Aanwijzing ligplaatsen historische vaartuigen

Geldend van 01-01-2002 t/m heden

Intitulé

Aanwijzing ligplaatsen historische vaartuigen

Burgemeester en Wethouders van Rotterdam,

Gelezen het voorstel van de directie Sociaal Economische Zaken van 2 november 2001, SEZ 01/3845;

Gelet op de artikelen 7, onderdeel c, en 12 van de Verordening binnenhavengeld Rotterdam;

Besluiten:

vasts te stellen het besluit houdende aanwijzing van ligplaatsen voor historische schepen.

Artikel 1

De havenbekkens, bedoeld in artikel 7, onderdeel c, van de Verordening binnenhavengeld Rotterdam, bestemd voor het nemen van ligplaats met vaartuigen waarvan de historische of bijzondere waarde voor de Rotterdamse haven of regio is vastgesteld na advies van een daartoe ingestelde commissie van deskundigen, betreffen:

  • -

    de Voorhaven;

  • -

    de Achterhaven;

  • -

    de Aelbrechtskolk;

  • -

    de Middenkous;

  • -

    de Buizenwaal;

  • -

    de Oude Haven;

  • -

    het Haringvliet;

  • -

    de Scheepmakershaven, ten oosten van de Rederijbrug;

  • -

    de Wijnhaven, ten oosten van de Regentessebrug;

  • -

    de Bierhaven;

  • -

    de Leuvehaven.

Artikel 2 Inwerkingtreding

Deze aanwijzing treedt in werking op 1 januari 2002.

Artikel 3 Citeertitel

Deze aanwijzing wordt aangehaald als: Aanwijzing ligplaatsen historische vaartuigen.

Ondertekening

Aldus vastgesteld in de vergadering van 2 november 2001.
De Secretaris, De Burgemeester,
N.van Eck I.W. Opstelten
Dit gemeenteblad is uitgegeven op 12 december 2001 en ligt op werkdagen van 9.00 tot 16.00 uur ter inzage bij het Bestuurlijk informatie- en documentatiecentrum van de Bestuursdienst van de gemeente Rotterdam, stadskantoor kamer 100, ingang Rodezand 18.

Toelichting

In verband met de introductie van de euro en de hiermee samenhangende aanpassing van wet- en regelgeving treedt met ingang van 1 januari 2002 de Verordening binnenhavengeld Rotterdam in werking. In deze verordening wordt de (oude) Binnenhavengeldverordening 1987 ingetrokken. Als gevolg hiervan vervallen de op deze verordening gebaseerde aanwijzing ligplaatsen historische schepen van burgemeester en wethouders van 20 juli 1979 (Gemeenteblad 1980 nummer 109) en de aanwijzing ligplaatsen historische schepen van burgemeester en wethouders van 13 april 1984 (Gemeenteblad 1984 nummer 87), van rechtswege.

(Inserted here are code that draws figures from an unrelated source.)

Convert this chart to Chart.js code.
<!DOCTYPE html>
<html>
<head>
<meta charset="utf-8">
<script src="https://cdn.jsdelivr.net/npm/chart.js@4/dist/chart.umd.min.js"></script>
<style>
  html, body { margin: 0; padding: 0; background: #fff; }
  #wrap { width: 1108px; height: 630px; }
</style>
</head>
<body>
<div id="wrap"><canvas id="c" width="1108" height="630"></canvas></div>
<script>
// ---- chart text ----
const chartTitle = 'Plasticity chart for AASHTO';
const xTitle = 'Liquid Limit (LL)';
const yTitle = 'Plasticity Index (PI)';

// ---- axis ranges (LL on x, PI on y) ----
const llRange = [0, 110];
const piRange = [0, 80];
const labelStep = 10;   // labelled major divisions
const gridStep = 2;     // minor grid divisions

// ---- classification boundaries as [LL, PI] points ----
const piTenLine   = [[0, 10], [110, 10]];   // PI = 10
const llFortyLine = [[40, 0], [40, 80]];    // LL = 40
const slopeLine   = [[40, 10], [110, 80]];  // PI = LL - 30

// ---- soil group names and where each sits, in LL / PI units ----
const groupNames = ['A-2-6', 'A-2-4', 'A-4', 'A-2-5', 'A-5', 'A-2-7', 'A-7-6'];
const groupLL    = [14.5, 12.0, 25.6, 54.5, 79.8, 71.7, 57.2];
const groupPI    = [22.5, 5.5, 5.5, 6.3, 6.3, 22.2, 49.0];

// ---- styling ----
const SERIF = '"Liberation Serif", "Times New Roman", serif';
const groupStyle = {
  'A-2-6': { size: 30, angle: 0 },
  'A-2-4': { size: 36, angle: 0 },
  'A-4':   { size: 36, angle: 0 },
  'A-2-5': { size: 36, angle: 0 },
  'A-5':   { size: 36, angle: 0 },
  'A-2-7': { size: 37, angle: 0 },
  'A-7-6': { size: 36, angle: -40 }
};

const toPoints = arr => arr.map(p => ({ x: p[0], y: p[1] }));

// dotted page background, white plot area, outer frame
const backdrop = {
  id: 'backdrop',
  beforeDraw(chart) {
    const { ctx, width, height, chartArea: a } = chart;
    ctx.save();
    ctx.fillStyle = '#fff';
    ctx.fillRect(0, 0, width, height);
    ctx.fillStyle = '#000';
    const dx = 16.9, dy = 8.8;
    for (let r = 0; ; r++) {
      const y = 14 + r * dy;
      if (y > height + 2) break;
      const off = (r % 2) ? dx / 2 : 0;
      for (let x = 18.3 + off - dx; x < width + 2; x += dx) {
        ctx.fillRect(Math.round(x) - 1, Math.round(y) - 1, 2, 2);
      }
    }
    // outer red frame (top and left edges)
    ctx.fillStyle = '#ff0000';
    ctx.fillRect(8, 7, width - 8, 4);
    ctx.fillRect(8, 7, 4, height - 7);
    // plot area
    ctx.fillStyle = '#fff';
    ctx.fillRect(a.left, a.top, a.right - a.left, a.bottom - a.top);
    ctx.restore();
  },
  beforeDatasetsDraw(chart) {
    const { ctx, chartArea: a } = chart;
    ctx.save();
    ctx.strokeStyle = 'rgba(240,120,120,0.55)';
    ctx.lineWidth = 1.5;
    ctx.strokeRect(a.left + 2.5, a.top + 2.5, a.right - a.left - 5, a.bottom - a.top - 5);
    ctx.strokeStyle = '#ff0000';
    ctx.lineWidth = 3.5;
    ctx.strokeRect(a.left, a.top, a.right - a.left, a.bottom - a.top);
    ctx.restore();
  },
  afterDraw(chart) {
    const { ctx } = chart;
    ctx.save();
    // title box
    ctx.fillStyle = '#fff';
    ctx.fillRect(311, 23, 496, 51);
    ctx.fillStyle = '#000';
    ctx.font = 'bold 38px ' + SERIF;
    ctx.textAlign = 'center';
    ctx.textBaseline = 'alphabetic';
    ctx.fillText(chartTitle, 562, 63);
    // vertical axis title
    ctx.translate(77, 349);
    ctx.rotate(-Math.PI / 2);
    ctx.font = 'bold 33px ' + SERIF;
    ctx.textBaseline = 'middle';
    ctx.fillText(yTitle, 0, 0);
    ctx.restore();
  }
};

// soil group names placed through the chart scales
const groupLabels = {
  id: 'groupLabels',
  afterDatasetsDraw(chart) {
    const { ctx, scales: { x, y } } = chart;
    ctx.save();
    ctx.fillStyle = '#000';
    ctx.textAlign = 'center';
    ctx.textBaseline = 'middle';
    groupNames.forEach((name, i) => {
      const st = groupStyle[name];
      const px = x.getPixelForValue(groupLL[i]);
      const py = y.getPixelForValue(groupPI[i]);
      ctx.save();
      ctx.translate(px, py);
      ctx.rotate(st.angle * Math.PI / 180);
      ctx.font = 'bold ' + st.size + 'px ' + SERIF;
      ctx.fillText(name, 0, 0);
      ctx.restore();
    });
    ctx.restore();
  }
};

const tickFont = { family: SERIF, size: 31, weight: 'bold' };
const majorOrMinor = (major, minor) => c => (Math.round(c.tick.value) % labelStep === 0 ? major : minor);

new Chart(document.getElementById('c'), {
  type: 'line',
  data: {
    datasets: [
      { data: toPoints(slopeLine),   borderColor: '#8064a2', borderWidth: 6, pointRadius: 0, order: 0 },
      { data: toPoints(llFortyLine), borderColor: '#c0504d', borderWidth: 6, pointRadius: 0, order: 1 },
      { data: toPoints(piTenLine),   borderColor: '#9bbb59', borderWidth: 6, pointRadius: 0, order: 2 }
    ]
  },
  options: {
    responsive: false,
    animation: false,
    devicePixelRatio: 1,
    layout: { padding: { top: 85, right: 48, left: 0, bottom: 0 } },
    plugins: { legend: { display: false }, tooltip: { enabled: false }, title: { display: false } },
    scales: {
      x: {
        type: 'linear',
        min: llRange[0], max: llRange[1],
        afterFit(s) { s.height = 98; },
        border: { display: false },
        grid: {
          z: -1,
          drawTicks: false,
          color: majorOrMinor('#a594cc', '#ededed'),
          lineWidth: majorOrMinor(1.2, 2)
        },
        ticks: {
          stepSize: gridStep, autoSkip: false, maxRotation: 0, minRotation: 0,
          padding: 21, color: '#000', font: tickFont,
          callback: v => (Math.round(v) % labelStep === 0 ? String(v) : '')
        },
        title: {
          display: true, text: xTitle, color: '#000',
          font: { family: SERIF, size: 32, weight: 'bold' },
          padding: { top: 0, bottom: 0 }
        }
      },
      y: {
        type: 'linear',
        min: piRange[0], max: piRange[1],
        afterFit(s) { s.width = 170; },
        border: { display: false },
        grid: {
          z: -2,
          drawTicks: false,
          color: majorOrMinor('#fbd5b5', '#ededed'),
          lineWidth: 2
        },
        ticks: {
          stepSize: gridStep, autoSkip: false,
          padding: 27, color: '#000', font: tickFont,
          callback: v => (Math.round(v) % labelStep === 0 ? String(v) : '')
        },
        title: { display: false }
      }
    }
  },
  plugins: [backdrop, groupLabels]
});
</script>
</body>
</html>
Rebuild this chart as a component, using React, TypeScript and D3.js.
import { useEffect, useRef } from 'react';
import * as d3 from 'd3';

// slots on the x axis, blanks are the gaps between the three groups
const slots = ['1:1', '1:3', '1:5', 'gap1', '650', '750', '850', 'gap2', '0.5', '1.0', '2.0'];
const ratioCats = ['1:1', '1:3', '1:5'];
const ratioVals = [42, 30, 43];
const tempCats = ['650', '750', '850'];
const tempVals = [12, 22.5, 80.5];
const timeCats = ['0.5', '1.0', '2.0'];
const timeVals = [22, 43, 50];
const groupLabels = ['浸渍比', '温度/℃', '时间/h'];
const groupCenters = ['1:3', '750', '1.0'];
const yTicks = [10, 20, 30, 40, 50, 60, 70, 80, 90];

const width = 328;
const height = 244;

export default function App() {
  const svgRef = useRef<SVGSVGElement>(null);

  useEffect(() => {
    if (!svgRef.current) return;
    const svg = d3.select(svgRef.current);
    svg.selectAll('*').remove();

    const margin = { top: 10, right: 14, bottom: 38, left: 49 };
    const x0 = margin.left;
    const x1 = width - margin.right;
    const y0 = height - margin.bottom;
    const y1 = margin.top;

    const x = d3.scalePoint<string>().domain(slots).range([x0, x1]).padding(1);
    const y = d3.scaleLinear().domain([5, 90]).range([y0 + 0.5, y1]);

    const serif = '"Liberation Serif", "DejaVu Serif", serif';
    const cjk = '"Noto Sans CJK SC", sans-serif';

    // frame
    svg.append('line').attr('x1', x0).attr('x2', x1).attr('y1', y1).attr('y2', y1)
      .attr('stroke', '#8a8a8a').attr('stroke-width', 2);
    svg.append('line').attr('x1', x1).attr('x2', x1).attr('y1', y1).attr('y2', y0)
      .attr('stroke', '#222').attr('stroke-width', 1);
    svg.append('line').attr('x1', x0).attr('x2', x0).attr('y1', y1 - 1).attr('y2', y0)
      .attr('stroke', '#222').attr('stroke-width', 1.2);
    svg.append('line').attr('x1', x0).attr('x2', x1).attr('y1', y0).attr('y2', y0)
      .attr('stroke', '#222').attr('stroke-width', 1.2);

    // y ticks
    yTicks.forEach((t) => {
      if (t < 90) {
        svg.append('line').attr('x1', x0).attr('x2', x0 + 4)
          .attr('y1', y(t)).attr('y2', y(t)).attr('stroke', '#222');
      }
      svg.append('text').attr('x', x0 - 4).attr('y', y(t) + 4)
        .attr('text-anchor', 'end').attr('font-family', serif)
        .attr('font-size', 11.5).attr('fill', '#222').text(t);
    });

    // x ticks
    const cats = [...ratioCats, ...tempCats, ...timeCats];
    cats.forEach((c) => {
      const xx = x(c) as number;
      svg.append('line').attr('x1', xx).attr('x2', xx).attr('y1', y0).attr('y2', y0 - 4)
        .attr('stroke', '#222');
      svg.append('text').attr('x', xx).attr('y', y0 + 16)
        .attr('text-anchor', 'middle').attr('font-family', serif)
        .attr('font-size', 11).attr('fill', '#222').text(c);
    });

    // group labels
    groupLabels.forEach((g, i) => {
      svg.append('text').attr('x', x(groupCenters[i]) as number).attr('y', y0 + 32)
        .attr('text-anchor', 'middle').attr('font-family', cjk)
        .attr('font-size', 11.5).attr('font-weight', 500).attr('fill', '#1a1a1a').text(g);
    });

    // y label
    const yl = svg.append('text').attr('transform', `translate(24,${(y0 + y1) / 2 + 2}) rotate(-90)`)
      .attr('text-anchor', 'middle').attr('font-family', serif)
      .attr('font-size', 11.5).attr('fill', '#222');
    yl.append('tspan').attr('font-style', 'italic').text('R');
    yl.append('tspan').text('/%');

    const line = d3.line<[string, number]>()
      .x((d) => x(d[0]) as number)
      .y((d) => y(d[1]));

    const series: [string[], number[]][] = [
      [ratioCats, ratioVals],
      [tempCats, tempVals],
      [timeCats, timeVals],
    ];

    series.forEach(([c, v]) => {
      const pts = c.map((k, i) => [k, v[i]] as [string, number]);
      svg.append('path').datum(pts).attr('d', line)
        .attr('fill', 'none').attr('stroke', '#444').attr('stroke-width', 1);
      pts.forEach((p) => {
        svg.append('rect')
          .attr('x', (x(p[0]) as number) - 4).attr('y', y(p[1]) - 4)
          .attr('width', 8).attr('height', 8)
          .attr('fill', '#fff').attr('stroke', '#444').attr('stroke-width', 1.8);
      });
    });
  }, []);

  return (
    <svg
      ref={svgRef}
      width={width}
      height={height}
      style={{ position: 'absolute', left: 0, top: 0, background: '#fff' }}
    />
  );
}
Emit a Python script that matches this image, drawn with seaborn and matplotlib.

Om die reden is het nodig deze aanwijzing opnieuw vast te stellen. Van de gelegenheid is gebruik gemaakt om enkele aanvullende havenbekkens in de aanwijzing op te nemen, die in de praktijk reeds als ligplaats voor de in deze verordening bedoelde historische vaartuigen fungeren. Voor het overige is de aanwijzing ongewijzigd gebleven. De in de onderhavige aanwijzing bedoelde vaartuigen zijn op basis van artikel 7, onderdeel c, van de Verordening binnenhavengeld Rotterdam vrijgesteld van het betalen van binnenhavengeld als bedoeld in die verordening. Opgemerkt wordt dat deze vaartuigen over het algemeen wel uit andere hoofde, afhankelijk van de haven waarin zij ligplaats hebben, havengeld verschuldigd zijn.